Verschärfung der Aufklärungspflichten für Immobilienverkäufer – Urteil des BGH vom 15.09.2023 = V ZR 77/22

Der Verkäufer muss nach Ansicht des Senats proaktiv über wesentliche Themen, die einen Immobilienverkauf betreffen, aufklären. Hierzu gehören auch bevorstehende größere Investition in das Kaufobjekt. Wenn im Rahmen der Verkaufsverhandlungen Informationen, neue Entwicklungen z.B. in einer Eigentümergemeinschaft oder Dokumente nachgeschoben werden, darf der Verkäufer diese Informationen nicht einfach „klammheimlich“ oder versteckt in einem Datenraum platzieren, sondern muss vorher deutlich darauf hinweisen. Der Käufer darf davon nicht kurz vor Vertragsschluss kalt erwischt werden und muss noch ausreichend Gelegenheit zur Prüfung erhalten.

Der Verkäufer erfüllt seine Aufklärungspflicht nur dann , wenn er berechtigterweise erwarten kann, dass der Käufer durch z.B. den Zugang zum Datenraum von den aufklärungspflichtigen Informationen Kenntnis erhält.

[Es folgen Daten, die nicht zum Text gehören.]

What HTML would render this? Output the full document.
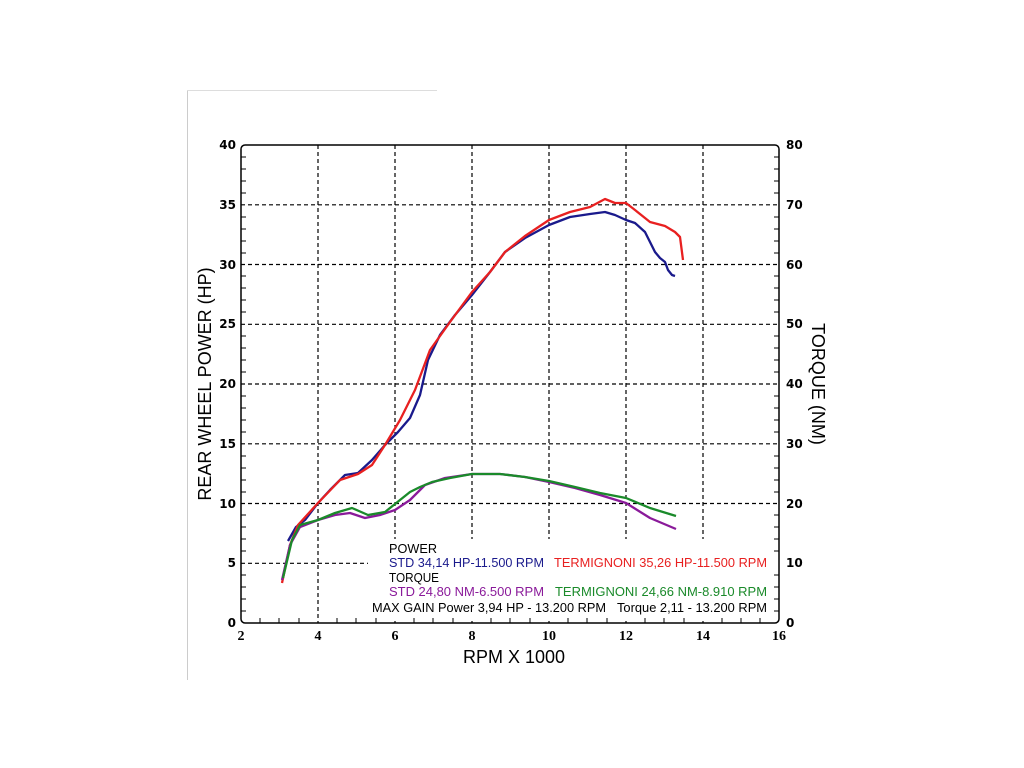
<!DOCTYPE html><html><head><style>body{margin:0;background:#fff}svg{display:block}</style></head><body>
<svg width="1024" height="768" xmlns="http://www.w3.org/2000/svg" font-family="Liberation Sans, sans-serif">
<rect width="1024" height="768" fill="#fff"/>
<line x1="187.5" y1="90" x2="187.5" y2="680" stroke="#ccc"/>
<line x1="187" y1="90.5" x2="437" y2="90.5" stroke="#ddd"/>
<g stroke="#000" stroke-dasharray="4,3" stroke-width="1.2">
<line x1="318" y1="145" x2="318" y2="623"/><line x1="395" y1="145" x2="395" y2="623"/><line x1="472" y1="145" x2="472" y2="623"/><line x1="549" y1="145" x2="549" y2="623"/><line x1="626" y1="145" x2="626" y2="623"/><line x1="703" y1="145" x2="703" y2="623"/>
<line x1="241" y1="204.8" x2="779" y2="204.8"/><line x1="241" y1="264.5" x2="779" y2="264.5"/><line x1="241" y1="324.3" x2="779" y2="324.3"/><line x1="241" y1="384" x2="779" y2="384"/><line x1="241" y1="443.8" x2="779" y2="443.8"/><line x1="241" y1="503.5" x2="779" y2="503.5"/><line x1="241" y1="563.3" x2="779" y2="563.3"/>
</g>
<rect x="368" y="539" width="411" height="82" fill="#fff"/>
<rect x="241" y="145" width="538" height="478" rx="4" fill="none" stroke="#000" stroke-width="1.5"/>
<g stroke="#000" stroke-width="1">
<path d="M241 157h5M241 169h5M241 181h5M241 193h5M241 217h5M241 229h5M241 241h5M241 253h5M241 276h5M241 288h5M241 300h5M241 312h5M241 336h5M241 348h5M241 360h5M241 372h5M241 396h5M241 408h5M241 420h5M241 432h5M241 456h5M241 468h5M241 480h5M241 492h5M241 515h5M241 527h5M241 539h5M241 551h5M241 575h5M241 587h5M241 599h5M241 611h5"/>
<path d="M779 157h-5M779 169h-5M779 181h-5M779 193h-5M779 217h-5M779 229h-5M779 241h-5M779 253h-5M779 276h-5M779 288h-5M779 300h-5M779 312h-5M779 336h-5M779 348h-5M779 360h-5M779 372h-5M779 396h-5M779 408h-5M779 420h-5M779 432h-5M779 456h-5M779 468h-5M779 480h-5M779 492h-5M779 515h-5M779 527h-5M779 539h-5M779 551h-5M779 575h-5M779 587h-5M779 599h-5M779 611h-5"/>
<path d="M260 623v-5M279 623v-5M299 623v-5M337 623v-5M356 623v-5M376 623v-5M414 623v-5M433 623v-5M453 623v-5M491 623v-5M510 623v-5M530 623v-5M568 623v-5M587 623v-5M607 623v-5M645 623v-5M664 623v-5M684 623v-5M722 623v-5M741 623v-5M760 623v-5"/>
</g>
<g font-family="DejaVu Sans, sans-serif" font-weight="bold" font-size="12" text-anchor="end">
<text x="236" y="149">40</text><text x="236" y="209">35</text><text x="236" y="269">30</text><text x="236" y="328">25</text><text x="236" y="388">20</text><text x="236" y="448">15</text><text x="236" y="508">10</text><text x="236" y="567">5</text><text x="236" y="627">0</text>
</g>
<g font-family="DejaVu Sans, sans-serif" font-weight="bold" font-size="12">
<text x="786" y="149">80</text><text x="786" y="209">70</text><text x="786" y="269">60</text><text x="786" y="328">50</text><text x="786" y="388">40</text><text x="786" y="448">30</text><text x="786" y="508">20</text><text x="786" y="567">10</text><text x="786" y="627">0</text>
</g>
<g font-family="Liberation Serif, serif" font-weight="bold" font-size="14" text-anchor="middle">
<text x="241" y="640">2</text><text x="318" y="640">4</text><text x="395" y="640">6</text><text x="472" y="640">8</text><text x="549" y="640">10</text><text x="626" y="640">12</text><text x="703" y="640">14</text><text x="779" y="640">16</text>
</g>
<text x="514" y="663" font-size="18" text-anchor="middle">RPM X 1000</text>
<text transform="translate(211,384) rotate(-90)" font-size="18" text-anchor="middle">REAR WHEEL POWER (HP)</text>
<text transform="translate(812,384) rotate(90)" font-size="18" text-anchor="middle">TORQUE (NM)</text>
<g fill="none" stroke-width="2.3" stroke-linejoin="round">
<polyline stroke="#1a1a8c" points="288,541 296,527 305,520 318,503 330,490 345,475 358,473 372,460 385,445 398,432 410,418 420,395 428,360 440,335 455,315 472,295 490,272 505,252 525,238 549,225 570,217 590,214 605,212 615,215 626,220 635,223 645,232 650,242 655,252 660,258 665,262 668,270 672,275 675,276"/>
<polyline stroke="#e82020" points="282,583 290,545 298,525 318,503 340,480 358,474 372,465 385,445 400,420 415,390 430,350 450,322 472,292 490,272 505,252 525,236 549,220 570,212 590,207 605,199 615,203 626,203 635,210 650,222 665,226 675,232 680,237 683,260"/>
<polyline stroke="#8a1a9a" points="282,580 290,545 300,527 318,520 335,515 350,513 365,518 380,515 395,510 410,500 425,485 445,478 472,474 500,474 525,477 549,482 575,488 600,495 626,503 650,518 676,529"/>
<polyline stroke="#1a8a2a" points="283,578 292,540 300,525 318,520 335,513 352,508 368,515 385,512 400,500 410,492 420,487 432,482 450,478 472,474 500,474 525,477 549,481 575,487 600,493 626,498 650,508 676,516"/>
</g>
<g font-size="12.5">
<text x="389" y="553" textLength="48" lengthAdjust="spacingAndGlyphs">POWER</text>
<text x="389" y="567" fill="#1a1a8c" textLength="155" lengthAdjust="spacingAndGlyphs">STD 34,14 HP-11.500 RPM</text>
<text x="554" y="567" fill="#e82020" textLength="213" lengthAdjust="spacingAndGlyphs">TERMIGNONI 35,26 HP-11.500 RPM</text>
<text x="389" y="582" textLength="50" lengthAdjust="spacingAndGlyphs">TORQUE</text>
<text x="389" y="596" fill="#8a1a9a" textLength="155" lengthAdjust="spacingAndGlyphs">STD  24,80 NM-6.500 RPM</text>
<text x="555" y="596" fill="#1a8a2a" textLength="212" lengthAdjust="spacingAndGlyphs">TERMIGNONI  24,66 NM-8.910 RPM</text>
<text x="372" y="612" textLength="234" lengthAdjust="spacingAndGlyphs">MAX GAIN Power 3,94 HP - 13.200 RPM</text>
<text x="617" y="612" textLength="150" lengthAdjust="spacingAndGlyphs">Torque 2,11 - 13.200 RPM</text>
</g>
</svg></body></html>
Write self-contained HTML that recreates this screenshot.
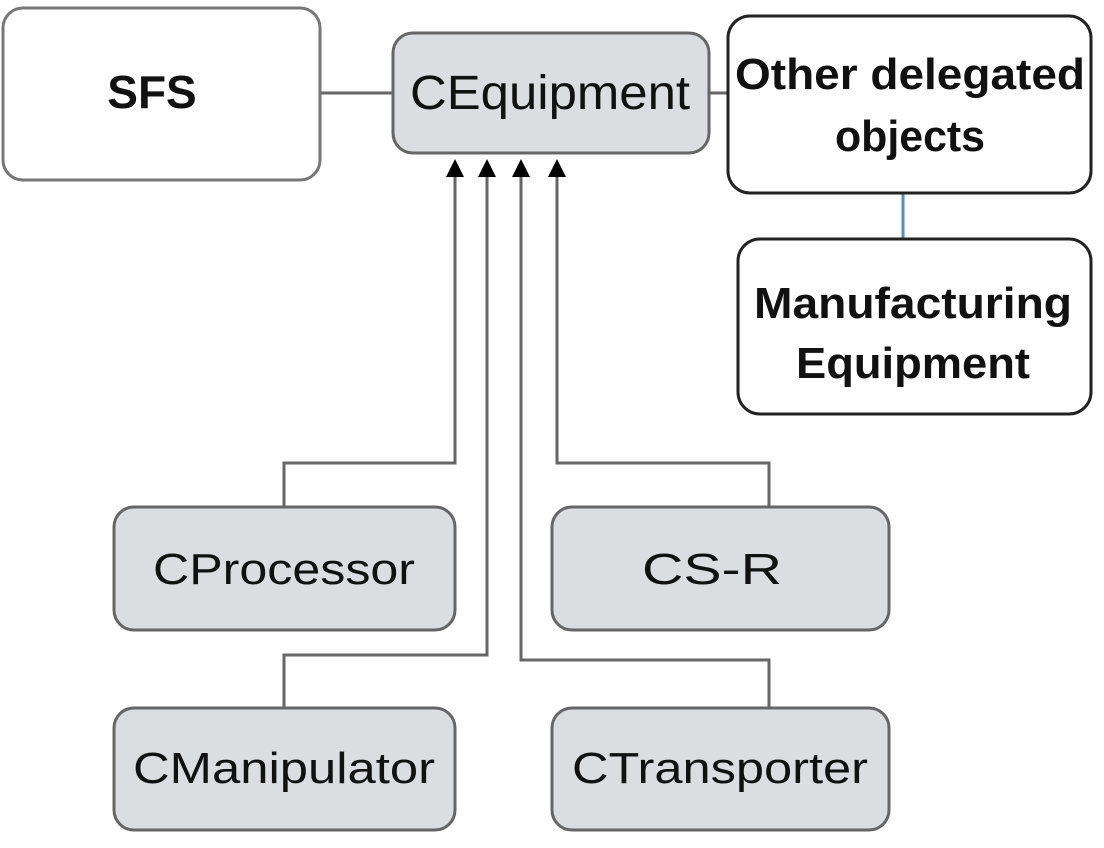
<!DOCTYPE html>
<html><head><style>html,body{margin:0;padding:0;background:#fff}svg{display:block}</style></head><body>
<svg width="1104" height="848" viewBox="0 0 1104 848" xmlns="http://www.w3.org/2000/svg" font-family="Liberation Sans, sans-serif">
<g stroke="#666" stroke-width="3" fill="none">
<line x1="320" y1="93" x2="392" y2="93"/>
<line x1="709" y1="93" x2="727" y2="93"/>
<polyline points="455,172 455,463 284,463 284,507"/>
<polyline points="557,172 557,463 769,463 769,507"/>
<polyline points="487,172 487,655 284,655 284,708"/>
<polyline points="521,172 521,660 769,660 769,708"/>
</g>
<line x1="903" y1="193" x2="903" y2="238" stroke="#5b8cc0" stroke-width="3"/>
<g fill="#000">
<polygon points="455,159 446,177 464,177"/>
<polygon points="487,159 478,177 496,177"/>
<polygon points="521,159 512,177 530,177"/>
<polygon points="557,159 548,177 566,177"/>
</g>
<rect x="3" y="8" width="317" height="172" rx="20" fill="#fff" stroke="#777" stroke-width="3"/>
<rect x="393" y="33" width="316" height="120" rx="20" fill="#dcdde0" stroke="#666" stroke-width="3"/>
<rect x="728" y="16" width="363" height="177" rx="22" fill="#fff" stroke="#222" stroke-width="3"/>
<rect x="738" y="239" width="353" height="175" rx="22" fill="#fff" stroke="#222" stroke-width="3"/>
<rect x="114" y="507" width="341" height="123" rx="20" fill="#dcdde0" stroke="#666" stroke-width="3"/>
<rect x="552" y="507" width="337" height="123" rx="20" fill="#dcdde0" stroke="#666" stroke-width="3"/>
<rect x="114" y="708" width="341" height="122" rx="20" fill="#dcdde0" stroke="#666" stroke-width="3"/>
<rect x="552" y="708" width="337" height="122" rx="20" fill="#dcdde0" stroke="#666" stroke-width="3"/>
<g fill="#111" text-anchor="middle">
<text x="152" y="108" font-size="46" font-weight="bold">SFS</text>
<text x="550" y="109" font-size="48" textLength="280" lengthAdjust="spacingAndGlyphs">CEquipment</text>
<text x="284" y="584" font-size="44" textLength="262" lengthAdjust="spacingAndGlyphs">CProcessor</text>
<text x="712" y="584" font-size="44" textLength="140" lengthAdjust="spacingAndGlyphs">CS-R</text>
<text x="284" y="783" font-size="44" textLength="302" lengthAdjust="spacingAndGlyphs">CManipulator</text>
<text x="720" y="783" font-size="44" textLength="296" lengthAdjust="spacingAndGlyphs">CTransporter</text>
<text x="910" y="89" font-size="44" font-weight="bold" textLength="350" lengthAdjust="spacingAndGlyphs">Other delegated</text>
<text x="910" y="151" font-size="44" font-weight="bold" textLength="150" lengthAdjust="spacingAndGlyphs">objects</text>
<text x="913" y="318" font-size="44" font-weight="bold" textLength="318" lengthAdjust="spacingAndGlyphs">Manufacturing</text>
<text x="913" y="378" font-size="44" font-weight="bold" textLength="234" lengthAdjust="spacingAndGlyphs">Equipment</text>
</g>
</svg>
</body></html>
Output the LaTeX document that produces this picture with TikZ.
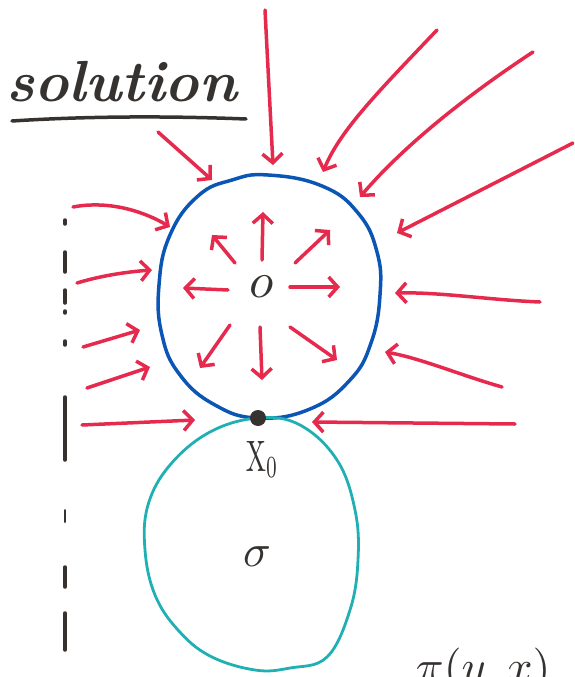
\documentclass[tikz,border=0pt]{standalone}
\usetikzlibrary{arrows.meta}
\definecolor{arrred}{HTML}{E62A4E}
\definecolor{circblue}{HTML}{0B55B5}
\definecolor{circcyan}{HTML}{20AFB3}
\definecolor{ink}{HTML}{363230}
\begin{document}
\begin{tikzpicture}[x=1pt,y=-1pt,
  redarr/.style={draw=arrred, line width=3.5pt, line cap=round, line join=round,
    -{Straight Barb[length=9pt,width=20pt]}},
  inkline/.style={draw=ink, line width=3.5pt, line cap=round},
  lbl/.style={inner sep=0pt, text=ink}]
\useasboundingbox (0,0) rectangle (574,677);
\clip (0,0) rectangle (574,677);

% title
\node[lbl, anchor=base west, font=\fontsize{58}{66}\selectfont\bfseries\itshape] (title) at (6,101) {solution};
\draw[inkline] (12,121) .. controls (90,116) and (170,116) .. (246,119);

% dashed boundary
\foreach \a/\b in {220/224, 252/272, 290/303, 311/313, 341/345, 397/460, 567/587, 613/650}
  \draw[inkline] (65,\a) -- (65,\b);
\draw[inkline, line width=2pt] (65,510) -- (65,522);

% circles
\draw[circblue, line width=3.5pt] plot[smooth cycle, tension=0.75] coordinates {
 (268,175) (322,186) (358,213) (377,252) (380,295) (371,343) (350,380) (310,409)
 (258,418) (215,405) (180,375) (162,335) (159,285) (170,235) (198,196) (232,180)};
\draw[circcyan, line width=2.8pt] plot[smooth cycle, tension=0.65] coordinates {
 (258,418) (300,425) (337,460) (355,510) (358,560) (350,610) (327,657) (290,668)
 (255,670) (210,656) (178,630) (155,595) (145,550) (148,505) (170,465) (210,432)};

% outer arrows
\draw[redarr] (158,132) -- (212,180);
\draw[redarr] (265,10) -- (273,165);
\draw[redarr] (437,30) .. controls (380,90) and (340,130) .. (323,172);
\draw[redarr] (533,52) .. controls (460,100) and (400,150) .. (360,197);
\draw[redarr] (573,143) -- (397,233);
\draw[redarr] (540,302) .. controls (490,300) and (440,292) .. (395,293);
\draw[redarr] (502,387) .. controls (460,375) and (420,358) .. (385,352);
\draw[redarr] (515,424) -- (312,422);
\draw[redarr] (73,207) .. controls (110,200) and (145,212) .. (170,227);
\draw[redarr] (77,283) .. controls (100,276) and (125,272) .. (152,270);
\draw[redarr] (83,347) -- (140,330);
\draw[redarr] (87,388) -- (150,367);
\draw[redarr] (82,425) -- (195,420);

% inner arrows
\draw[redarr] (262,260) -- (263,212);
\draw[redarr] (295,263) -- (330,230);
\draw[redarr] (290,287) -- (340,287);
\draw[redarr] (290,327) -- (337,360);
\draw[redarr] (260,327) -- (262,380);
\draw[redarr] (230,325) -- (200,368);
\draw[redarr] (228,290) -- (183,288);
\draw[redarr] (235,263) -- (212,235);

% point and labels
\node[circle, fill=ink, inner sep=0pt, minimum size=16pt] (x0) at (258,418) {};
\node[lbl, xscale=2.7, yscale=4.4, anchor=base] (x0lab) at (262,471) {$\mathrm{X}_0$};
\node[lbl, scale=5] (o) at (262,287) {$o$};
\node[lbl, scale=4.6] (sig) at (257,557) {$\sigma$};
\node[lbl, scale=4.6, anchor=base west] (pi) at (415,682) {$\pi(y,x)$};
\end{tikzpicture}
\end{document}
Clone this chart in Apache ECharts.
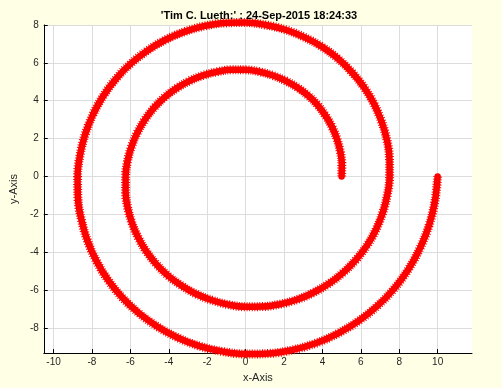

Im konkreten Fall erwarb ein Käufer Gewerbeeinheiten. Der Verkäufer versicherte, dass neben einer offengelegten Sonderumlage für eine Sanierung keine Weiteren beschlossen worden sind. Während der Verhandlungen erhielt der Käufer Zugang zu einem virtuellen Datenraum, in dem kurz vor Vertragsabschluss ein Protokoll über einen möglichen Sonderumlagebeschluss in Höhe von bis zu 50 Mio. € eingestellt wurde. Der Käufer hat den Kaufvertrag wegen arglistiger Täuschung angefochten.

Der BGH hat dem Käufer Recht gegeben und im Urteil erklärt, dass die bloße Bereitstellung eines Protokolls in einem Datenraum nicht als ausreichende Aufklärung gelte, insbesondere wenn der Käufer nicht spezifisch darauf hingewiesen wurde. In diesem Fall konnte der Verkäufer nicht erwarten, dass die Klägerin das neu eingefügte Protokoll rechtzeitig vor Vertragsabschluss wahrnimmt, da es kurz davor eingestellt wurde. Das Gericht verwies den Fall zur neuen Verhandlung an das Berufungsgericht (OLG Celle) zurück, das die Klage des Käufers zunächst zurückgewiesen und die Auffassung vertreten hat, dass die Verantwortung, sich alle nötigen Informationen vor Vertragsabschluss zu besorgen, vor allem beim Käufer zu sehen ist.